Still that contest was amazing - I can't believe they actually held that!
It's not like there aren't a ton of stories out there about Steve Jobs acting like a total prick either. (doesn't help that he wore a turtleneck so often either. )
http://www.youtube.com/watch?v=rN3fYng87SM
He wasn't really a bad guy, but he did have the mobster mentality. "Nothing personal, it's just business", and all that.
Not an excuse, of course. It's just the way things are when you're among the 1%.
However, Tramiel knew talent when he saw it, and let the engineers do what they felt was right. Commodore wasn't a company bogged down with red tape and corporate rules. It was... a billion dollar garage business. They were cheap, shipped as soon as it turned on without crashing, and made a lot of crap that fell apart. But, they were also agile and adaptable, not afraid to try crazy stuff, and make affordable stuff for the masses while the pathetic PCs of the time just beeped and printed green text while costing an order of magnitude more money.
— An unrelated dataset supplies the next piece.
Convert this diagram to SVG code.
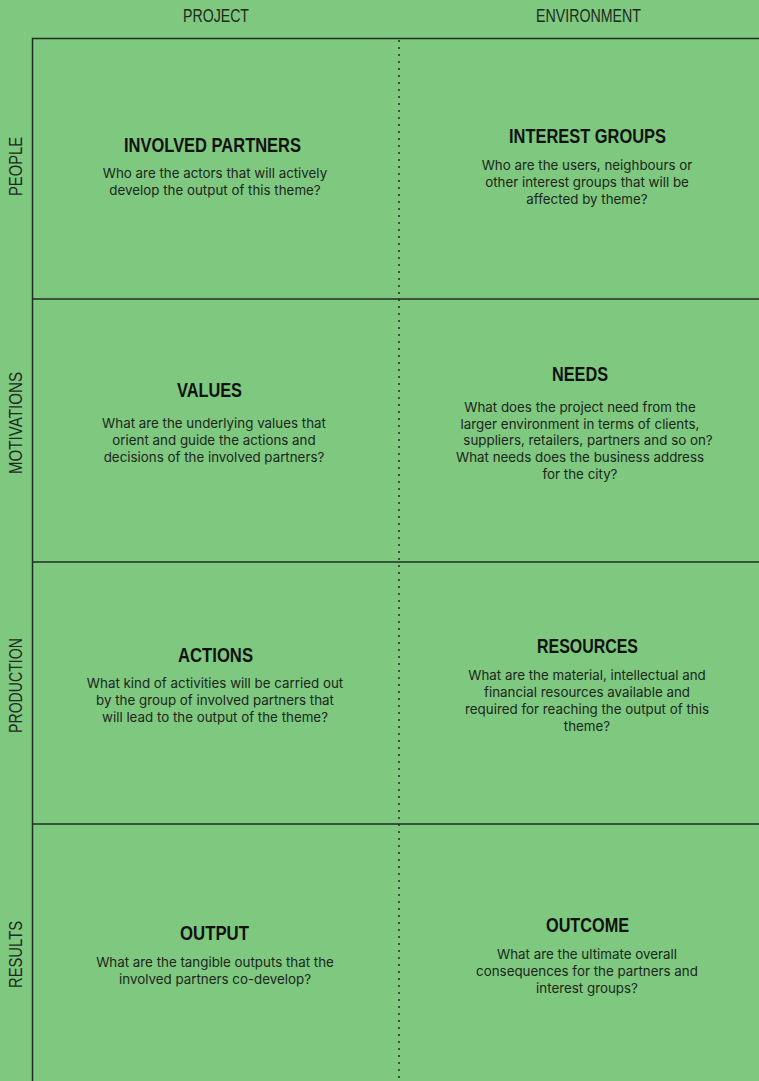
<svg xmlns="http://www.w3.org/2000/svg" width="759" height="1081" viewBox="0 0 759 1081">
<style>
.hdr{font-family:"Liberation Sans",Arial,sans-serif;font-size:17.5px;fill:#1e2a1e;text-anchor:middle}
.ttl{font-family:"Liberation Sans",Arial,sans-serif;font-weight:bold;font-size:20px;fill:#111;text-anchor:middle}
.body{font-family:Inter,"Liberation Sans",Arial,sans-serif;font-size:13.35px;fill:#1c261c;text-anchor:middle}
.ln{stroke:#1f2e22;stroke-width:1.5;fill:none}
.dot{stroke:#1f2e22;stroke-width:1.5;stroke-dasharray:2 5;fill:none}
</style>
<rect width="759" height="1081" fill="#7ec87f"/>
<g id="connectors">
<path class="ln" d="M32.5 1081V38.5H759"/>
<path class="ln" d="M32 299H759M32 562H759M32 824H759"/>
<path class="dot" d="M399 40V1081"/>
</g>
<g id="headers">
<text class="hdr" x="216" y="22" textLength="66" lengthAdjust="spacingAndGlyphs">PROJECT</text>
<text class="hdr" x="588.5" y="22" textLength="105" lengthAdjust="spacingAndGlyphs">ENVIRONMENT</text>
<text class="hdr" transform="translate(22,166.5) rotate(-90)" textLength="59" lengthAdjust="spacingAndGlyphs">PEOPLE</text>
<text class="hdr" transform="translate(22,423) rotate(-90)" textLength="102" lengthAdjust="spacingAndGlyphs">MOTIVATIONS</text>
<text class="hdr" transform="translate(22,685.5) rotate(-90)" textLength="95" lengthAdjust="spacingAndGlyphs">PRODUCTION</text>
<text class="hdr" transform="translate(22,954.5) rotate(-90)" textLength="67" lengthAdjust="spacingAndGlyphs">RESULTS</text>
</g>
<g id="involved-partners">
<text class="ttl" x="212.5" y="152" textLength="177" lengthAdjust="spacingAndGlyphs">INVOLVED PARTNERS</text>
<text class="body" x="215" y="177.5">Who are the actors that will actively</text>
<text class="body" x="215" y="194.5">develop the output of this theme?</text>
</g>
<g id="interest-groups">
<text class="ttl" x="587.5" y="143" textLength="157" lengthAdjust="spacingAndGlyphs">INTEREST GROUPS</text>
<text class="body" x="587" y="169.5">Who are the users, neighbours or</text>
<text class="body" x="587" y="186.5">other interest groups that will be</text>
<text class="body" x="587" y="203.5">affected by theme?</text>
</g>
<g id="values">
<text class="ttl" x="209.5" y="397" textLength="65" lengthAdjust="spacingAndGlyphs">VALUES</text>
<text class="body" x="214" y="427.5">What are the underlying values that</text>
<text class="body" x="214" y="444.5">orient and guide the actions and</text>
<text class="body" x="214" y="461.5">decisions of the involved partners?</text>
</g>
<g id="needs">
<text class="ttl" x="580" y="381" textLength="56" lengthAdjust="spacingAndGlyphs">NEEDS</text>
<text class="body" x="580" y="411.5">What does the project need from the</text>
<text class="body" x="580" y="428.5">larger environment in terms of clients,</text>
<text class="body" x="588" y="444.5">suppliers, retailers, partners and so on?</text>
<text class="body" x="580" y="461.5">What needs does the business address</text>
<text class="body" x="580" y="478.5">for the city?</text>
</g>
<g id="actions">
<text class="ttl" x="215.5" y="662" textLength="75" lengthAdjust="spacingAndGlyphs">ACTIONS</text>
<text class="body" x="215" y="687.5">What kind of activities will be carried out</text>
<text class="body" x="215" y="704.5">by the group of involved partners that</text>
<text class="body" x="215" y="721.5">will lead to the output of the theme?</text>
</g>
<g id="resources">
<text class="ttl" x="587.5" y="653" textLength="101" lengthAdjust="spacingAndGlyphs">RESOURCES</text>
<text class="body" x="587" y="679.5">What are the material, intellectual and</text>
<text class="body" x="587" y="696.5">financial resources available and</text>
<text class="body" x="587" y="713.5">required for reaching the output of this</text>
<text class="body" x="587" y="730.5">theme?</text>
</g>
<g id="output">
<text class="ttl" x="214.5" y="940" textLength="69" lengthAdjust="spacingAndGlyphs">OUTPUT</text>
<text class="body" x="215" y="966.5">What are the tangible outputs that the</text>
<text class="body" x="215" y="983.5">involved partners co-develop?</text>
</g>
<g id="outcome">
<text class="ttl" x="587.5" y="932" textLength="83" lengthAdjust="spacingAndGlyphs">OUTCOME</text>
<text class="body" x="587" y="958.5">What are the ultimate overall</text>
<text class="body" x="587" y="975.5">consequences for the partners and</text>
<text class="body" x="587" y="992.5">interest groups?</text>
</g>
</svg>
Like him or not, he was the right man for the job. Without him, there would have been no C64 -- not from Commodore, and not from any other company.
(don't hold me to being %100 accurate on that. )
Well they have remade these machines but they in a keyboard as a whole unit & are quite expensive
Fuck.
Commodore was a fine line of computers
"In an interview with CNET in 2007, Tramiel said, "I'm quite happy if people do not know me." However, it's hard not to know a man whose contributions and life story are so unforgettable."wow. . .
Still got my C64, though.
Makes me wanna play Super Mario Bros. on it again sometime.
I'll have to have him refresh me on any pearls next time we're chatting about the hey-day of the Bernoulli drive! (and DELUXE PAINT 5, baby!)
Although I have to give him some criticism. The Atari STs were heavily rushed and hardly ever worked. In fact you even got a steep discount if you accepted 5% defectives. If they would have been properly designed, and they would have used some unixoid OS instead of CPM/M 68k, the company might still exist today.
Fun fact: after 6 years of horrible sales, Apple flat-out lied in their ads about the AppleII being the first home PC to sell a million units (and they didn't even sell a million systems!) Meanwhile, the Commodore VIC-20 already sold a million machines a year earlier, after being on the market for less than a year. As a bonus, the VIC-20 wasn't even a fraction as successful as its replacement, the infamous C64.
I never had an Atari though but my friend still has his.
http://www.pcmuseum.ca/details.asp?id=15
he had pluses, he had minuses. Both are in God's hands now.